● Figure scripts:
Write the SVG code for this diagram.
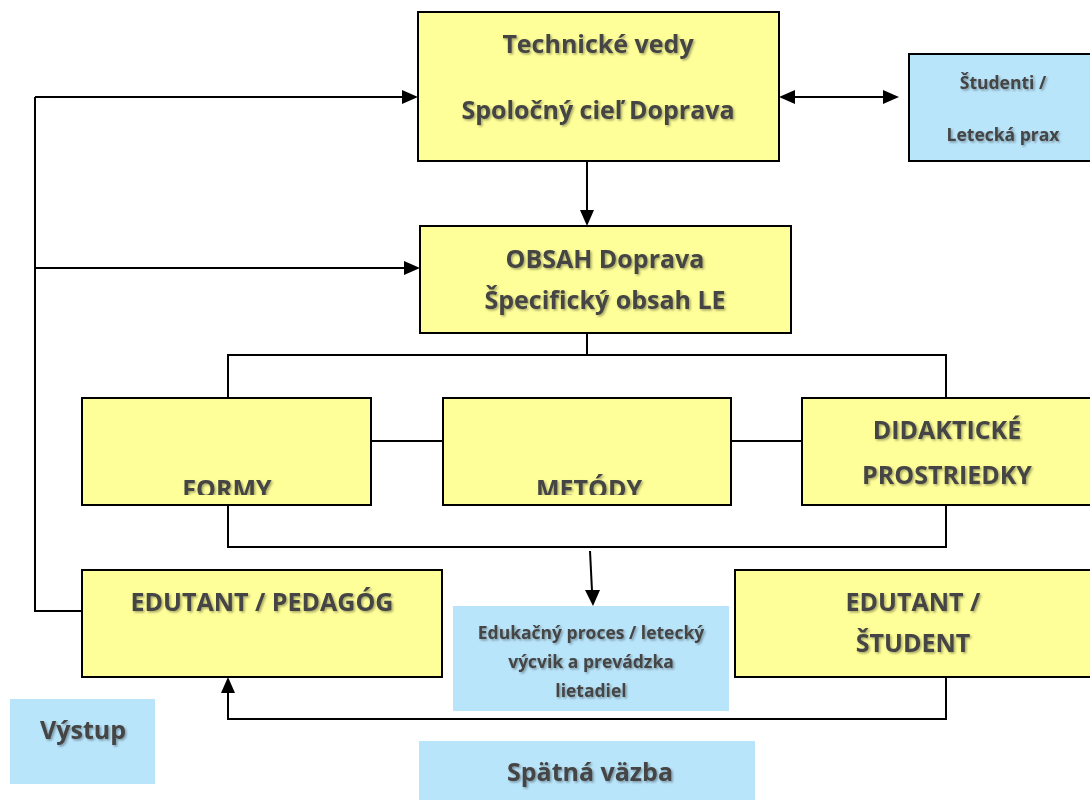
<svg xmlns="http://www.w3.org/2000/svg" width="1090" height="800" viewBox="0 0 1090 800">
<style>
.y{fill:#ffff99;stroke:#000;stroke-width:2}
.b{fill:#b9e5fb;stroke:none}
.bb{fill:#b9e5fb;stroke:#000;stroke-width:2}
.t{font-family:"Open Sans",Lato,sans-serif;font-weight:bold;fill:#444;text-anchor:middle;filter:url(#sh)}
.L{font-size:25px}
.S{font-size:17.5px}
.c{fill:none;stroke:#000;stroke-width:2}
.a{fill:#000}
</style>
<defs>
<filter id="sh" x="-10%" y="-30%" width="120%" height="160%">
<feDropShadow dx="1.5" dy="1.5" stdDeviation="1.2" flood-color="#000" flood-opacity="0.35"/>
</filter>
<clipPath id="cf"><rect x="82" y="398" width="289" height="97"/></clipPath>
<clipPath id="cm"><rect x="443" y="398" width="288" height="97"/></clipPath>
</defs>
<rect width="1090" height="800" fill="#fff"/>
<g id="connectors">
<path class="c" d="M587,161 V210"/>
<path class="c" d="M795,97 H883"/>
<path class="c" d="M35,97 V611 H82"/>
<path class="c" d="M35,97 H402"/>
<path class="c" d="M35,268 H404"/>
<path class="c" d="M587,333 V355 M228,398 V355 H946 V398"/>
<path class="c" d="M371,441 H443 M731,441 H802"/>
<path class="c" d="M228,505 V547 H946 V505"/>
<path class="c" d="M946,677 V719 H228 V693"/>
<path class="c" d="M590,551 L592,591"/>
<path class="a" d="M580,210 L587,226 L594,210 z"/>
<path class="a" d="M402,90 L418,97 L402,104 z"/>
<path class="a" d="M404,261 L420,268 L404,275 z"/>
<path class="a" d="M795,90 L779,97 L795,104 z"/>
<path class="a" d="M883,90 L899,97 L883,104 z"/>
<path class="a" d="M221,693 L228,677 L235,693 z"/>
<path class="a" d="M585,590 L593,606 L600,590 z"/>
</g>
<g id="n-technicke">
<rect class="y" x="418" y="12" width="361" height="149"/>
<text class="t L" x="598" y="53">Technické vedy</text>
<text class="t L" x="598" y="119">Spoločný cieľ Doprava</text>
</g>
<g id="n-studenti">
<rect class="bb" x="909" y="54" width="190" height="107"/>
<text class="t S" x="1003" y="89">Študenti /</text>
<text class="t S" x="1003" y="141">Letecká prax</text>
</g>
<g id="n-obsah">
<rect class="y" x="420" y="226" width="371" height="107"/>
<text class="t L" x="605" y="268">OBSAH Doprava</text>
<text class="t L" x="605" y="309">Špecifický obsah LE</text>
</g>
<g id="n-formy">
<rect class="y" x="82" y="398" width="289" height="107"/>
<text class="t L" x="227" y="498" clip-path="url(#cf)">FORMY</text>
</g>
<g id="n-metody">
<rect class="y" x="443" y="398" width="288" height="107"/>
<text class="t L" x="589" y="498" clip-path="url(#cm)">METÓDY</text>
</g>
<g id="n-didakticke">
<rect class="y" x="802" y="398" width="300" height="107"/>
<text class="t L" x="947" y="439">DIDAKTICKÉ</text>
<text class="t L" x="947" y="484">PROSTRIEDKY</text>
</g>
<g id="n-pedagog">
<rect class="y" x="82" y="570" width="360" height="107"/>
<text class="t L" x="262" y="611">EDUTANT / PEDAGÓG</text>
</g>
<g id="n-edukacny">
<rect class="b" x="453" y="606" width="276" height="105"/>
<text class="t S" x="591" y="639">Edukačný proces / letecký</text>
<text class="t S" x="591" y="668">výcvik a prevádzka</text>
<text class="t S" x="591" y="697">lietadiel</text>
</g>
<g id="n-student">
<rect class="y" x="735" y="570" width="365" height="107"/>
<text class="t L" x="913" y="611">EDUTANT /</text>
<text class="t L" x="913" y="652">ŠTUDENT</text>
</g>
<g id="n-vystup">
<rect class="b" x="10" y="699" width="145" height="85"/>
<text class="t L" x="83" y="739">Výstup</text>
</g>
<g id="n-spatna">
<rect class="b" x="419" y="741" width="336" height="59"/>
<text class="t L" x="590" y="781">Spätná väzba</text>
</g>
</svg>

--

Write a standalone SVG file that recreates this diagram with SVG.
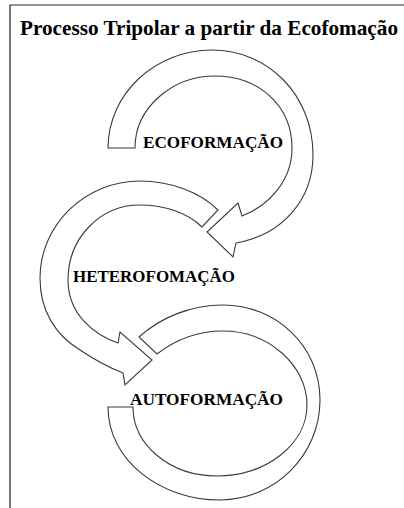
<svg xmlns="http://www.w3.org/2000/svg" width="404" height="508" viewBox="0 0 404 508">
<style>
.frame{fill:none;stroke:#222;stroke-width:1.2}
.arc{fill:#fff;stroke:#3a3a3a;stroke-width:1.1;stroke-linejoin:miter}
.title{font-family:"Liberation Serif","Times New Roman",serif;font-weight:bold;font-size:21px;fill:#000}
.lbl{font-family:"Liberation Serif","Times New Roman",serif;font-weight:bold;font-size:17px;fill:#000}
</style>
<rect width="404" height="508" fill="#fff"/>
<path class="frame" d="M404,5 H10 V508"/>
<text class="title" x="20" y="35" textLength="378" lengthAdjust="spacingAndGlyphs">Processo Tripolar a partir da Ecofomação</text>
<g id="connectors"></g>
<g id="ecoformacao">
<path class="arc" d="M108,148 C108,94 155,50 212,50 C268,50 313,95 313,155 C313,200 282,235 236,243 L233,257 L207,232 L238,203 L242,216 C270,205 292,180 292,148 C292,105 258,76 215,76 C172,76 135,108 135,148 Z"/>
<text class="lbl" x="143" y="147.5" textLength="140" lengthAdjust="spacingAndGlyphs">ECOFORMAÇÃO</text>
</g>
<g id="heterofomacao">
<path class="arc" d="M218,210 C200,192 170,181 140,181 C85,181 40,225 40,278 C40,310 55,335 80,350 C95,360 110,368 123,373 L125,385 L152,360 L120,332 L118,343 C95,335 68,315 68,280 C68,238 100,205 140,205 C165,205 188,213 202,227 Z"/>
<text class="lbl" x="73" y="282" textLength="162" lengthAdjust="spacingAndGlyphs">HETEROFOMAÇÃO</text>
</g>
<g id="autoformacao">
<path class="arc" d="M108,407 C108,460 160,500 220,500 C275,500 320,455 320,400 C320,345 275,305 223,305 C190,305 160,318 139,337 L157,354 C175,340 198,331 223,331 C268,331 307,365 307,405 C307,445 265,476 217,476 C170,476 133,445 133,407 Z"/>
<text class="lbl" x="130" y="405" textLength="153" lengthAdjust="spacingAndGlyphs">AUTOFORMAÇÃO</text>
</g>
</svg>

==

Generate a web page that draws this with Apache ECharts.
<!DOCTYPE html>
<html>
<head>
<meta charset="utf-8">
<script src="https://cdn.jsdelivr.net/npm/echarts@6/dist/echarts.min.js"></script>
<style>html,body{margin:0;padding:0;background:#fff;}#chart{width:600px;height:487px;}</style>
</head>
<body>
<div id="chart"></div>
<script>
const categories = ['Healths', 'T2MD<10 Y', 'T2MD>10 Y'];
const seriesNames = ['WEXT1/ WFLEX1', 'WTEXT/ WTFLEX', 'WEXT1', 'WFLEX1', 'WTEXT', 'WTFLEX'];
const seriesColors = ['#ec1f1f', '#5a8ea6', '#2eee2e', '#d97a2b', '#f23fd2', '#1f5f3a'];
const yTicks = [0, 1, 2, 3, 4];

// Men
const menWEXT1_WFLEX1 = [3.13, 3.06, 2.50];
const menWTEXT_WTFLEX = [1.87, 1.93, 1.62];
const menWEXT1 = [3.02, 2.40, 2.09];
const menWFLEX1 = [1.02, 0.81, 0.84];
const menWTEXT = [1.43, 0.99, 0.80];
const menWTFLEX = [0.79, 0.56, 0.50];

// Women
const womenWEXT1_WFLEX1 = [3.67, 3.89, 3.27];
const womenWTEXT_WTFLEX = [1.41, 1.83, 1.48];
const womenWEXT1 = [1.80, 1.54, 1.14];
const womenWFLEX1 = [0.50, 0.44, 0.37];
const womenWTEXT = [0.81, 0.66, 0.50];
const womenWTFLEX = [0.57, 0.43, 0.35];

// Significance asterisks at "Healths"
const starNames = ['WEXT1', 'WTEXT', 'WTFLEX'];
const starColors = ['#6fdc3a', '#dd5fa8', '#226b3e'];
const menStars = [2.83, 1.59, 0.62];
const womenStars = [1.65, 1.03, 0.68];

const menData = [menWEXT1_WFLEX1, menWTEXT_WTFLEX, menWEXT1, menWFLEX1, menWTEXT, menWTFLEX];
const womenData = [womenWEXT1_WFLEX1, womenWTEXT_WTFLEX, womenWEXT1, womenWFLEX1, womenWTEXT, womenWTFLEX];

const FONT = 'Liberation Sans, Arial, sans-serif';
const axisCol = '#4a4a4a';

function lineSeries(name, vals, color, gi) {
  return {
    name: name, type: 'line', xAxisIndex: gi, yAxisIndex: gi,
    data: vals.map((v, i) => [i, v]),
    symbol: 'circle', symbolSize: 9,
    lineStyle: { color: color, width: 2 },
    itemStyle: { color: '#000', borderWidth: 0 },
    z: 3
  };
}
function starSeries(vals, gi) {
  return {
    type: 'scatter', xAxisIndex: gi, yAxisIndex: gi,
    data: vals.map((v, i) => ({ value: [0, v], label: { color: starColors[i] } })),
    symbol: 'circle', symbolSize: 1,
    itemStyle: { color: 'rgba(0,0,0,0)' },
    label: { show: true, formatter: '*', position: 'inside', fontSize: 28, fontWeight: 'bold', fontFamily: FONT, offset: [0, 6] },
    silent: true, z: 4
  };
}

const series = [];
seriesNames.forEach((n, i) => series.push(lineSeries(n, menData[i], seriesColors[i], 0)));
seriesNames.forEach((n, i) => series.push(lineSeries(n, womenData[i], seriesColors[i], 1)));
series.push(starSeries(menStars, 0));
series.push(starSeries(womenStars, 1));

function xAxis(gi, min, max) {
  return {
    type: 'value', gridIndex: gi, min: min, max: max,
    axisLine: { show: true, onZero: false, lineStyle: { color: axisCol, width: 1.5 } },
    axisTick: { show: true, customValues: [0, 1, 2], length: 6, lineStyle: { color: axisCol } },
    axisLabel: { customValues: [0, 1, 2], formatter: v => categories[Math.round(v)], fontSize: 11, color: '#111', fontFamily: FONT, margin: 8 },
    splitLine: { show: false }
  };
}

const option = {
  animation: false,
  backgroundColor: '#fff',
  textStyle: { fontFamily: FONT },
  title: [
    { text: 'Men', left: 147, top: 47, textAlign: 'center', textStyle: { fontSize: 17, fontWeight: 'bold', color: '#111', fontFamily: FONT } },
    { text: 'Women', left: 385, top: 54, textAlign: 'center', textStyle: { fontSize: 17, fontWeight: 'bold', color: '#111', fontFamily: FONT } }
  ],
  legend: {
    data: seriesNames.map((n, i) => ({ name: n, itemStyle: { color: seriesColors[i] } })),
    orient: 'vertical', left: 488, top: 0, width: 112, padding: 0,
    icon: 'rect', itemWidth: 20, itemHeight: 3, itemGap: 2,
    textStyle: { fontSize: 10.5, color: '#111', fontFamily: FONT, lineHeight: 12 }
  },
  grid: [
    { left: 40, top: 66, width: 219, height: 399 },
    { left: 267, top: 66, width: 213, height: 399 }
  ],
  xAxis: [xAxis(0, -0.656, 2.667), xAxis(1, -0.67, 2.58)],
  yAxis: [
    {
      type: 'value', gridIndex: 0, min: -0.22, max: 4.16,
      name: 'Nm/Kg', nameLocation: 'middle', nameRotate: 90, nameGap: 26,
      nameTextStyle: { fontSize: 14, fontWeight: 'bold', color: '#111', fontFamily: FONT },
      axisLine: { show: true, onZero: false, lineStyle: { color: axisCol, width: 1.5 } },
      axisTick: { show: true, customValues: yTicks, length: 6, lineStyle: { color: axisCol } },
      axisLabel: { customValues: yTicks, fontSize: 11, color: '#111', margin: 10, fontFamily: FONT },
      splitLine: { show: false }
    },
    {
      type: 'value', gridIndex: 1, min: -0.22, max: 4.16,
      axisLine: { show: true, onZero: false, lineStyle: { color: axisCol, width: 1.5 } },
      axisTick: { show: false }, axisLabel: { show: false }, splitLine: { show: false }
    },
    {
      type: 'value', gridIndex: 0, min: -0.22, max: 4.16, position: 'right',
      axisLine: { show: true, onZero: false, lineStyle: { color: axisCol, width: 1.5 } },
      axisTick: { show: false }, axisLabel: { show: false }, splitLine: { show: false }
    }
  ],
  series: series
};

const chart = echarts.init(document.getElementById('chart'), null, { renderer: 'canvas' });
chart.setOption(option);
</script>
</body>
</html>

● Aim of the exercise: Quote word for word the lines from the line holding "Generate a web" through the line holding "const axisCol = '#4a4a4a';"; include both of those lines and add nothing.

● Answer to this task:
Generate a web page that draws this with Apache ECharts.
<!DOCTYPE html>
<html>
<head>
<meta charset="utf-8">
<script src="https://cdn.jsdelivr.net/npm/echarts@6/dist/echarts.min.js"></script>
<style>html,body{margin:0;padding:0;background:#fff;}#chart{width:600px;height:487px;}</style>
</head>
<body>
<div id="chart"></div>
<script>
const categories = ['Healths', 'T2MD<10 Y', 'T2MD>10 Y'];
const seriesNames = ['WEXT1/ WFLEX1', 'WTEXT/ WTFLEX', 'WEXT1', 'WFLEX1', 'WTEXT', 'WTFLEX'];
const seriesColors = ['#ec1f1f', '#5a8ea6', '#2eee2e', '#d97a2b', '#f23fd2', '#1f5f3a'];
const yTicks = [0, 1, 2, 3, 4];

// Men
const menWEXT1_WFLEX1 = [3.13, 3.06, 2.50];
const menWTEXT_WTFLEX = [1.87, 1.93, 1.62];
const menWEXT1 = [3.02, 2.40, 2.09];
const menWFLEX1 = [1.02, 0.81, 0.84];
const menWTEXT = [1.43, 0.99, 0.80];
const menWTFLEX = [0.79, 0.56, 0.50];

// Women
const womenWEXT1_WFLEX1 = [3.67, 3.89, 3.27];
const womenWTEXT_WTFLEX = [1.41, 1.83, 1.48];
const womenWEXT1 = [1.80, 1.54, 1.14];
const womenWFLEX1 = [0.50, 0.44, 0.37];
const womenWTEXT = [0.81, 0.66, 0.50];
const womenWTFLEX = [0.57, 0.43, 0.35];

// Significance asterisks at "Healths"
const starNames = ['WEXT1', 'WTEXT', 'WTFLEX'];
const starColors = ['#6fdc3a', '#dd5fa8', '#226b3e'];
const menStars = [2.83, 1.59, 0.62];
const womenStars = [1.65, 1.03, 0.68];

const menData = [menWEXT1_WFLEX1, menWTEXT_WTFLEX, menWEXT1, menWFLEX1, menWTEXT, menWTFLEX];
const womenData = [womenWEXT1_WFLEX1, womenWTEXT_WTFLEX, womenWEXT1, womenWFLEX1, womenWTEXT, womenWTFLEX];

const FONT = 'Liberation Sans, Arial, sans-serif';
const axisCol = '#4a4a4a';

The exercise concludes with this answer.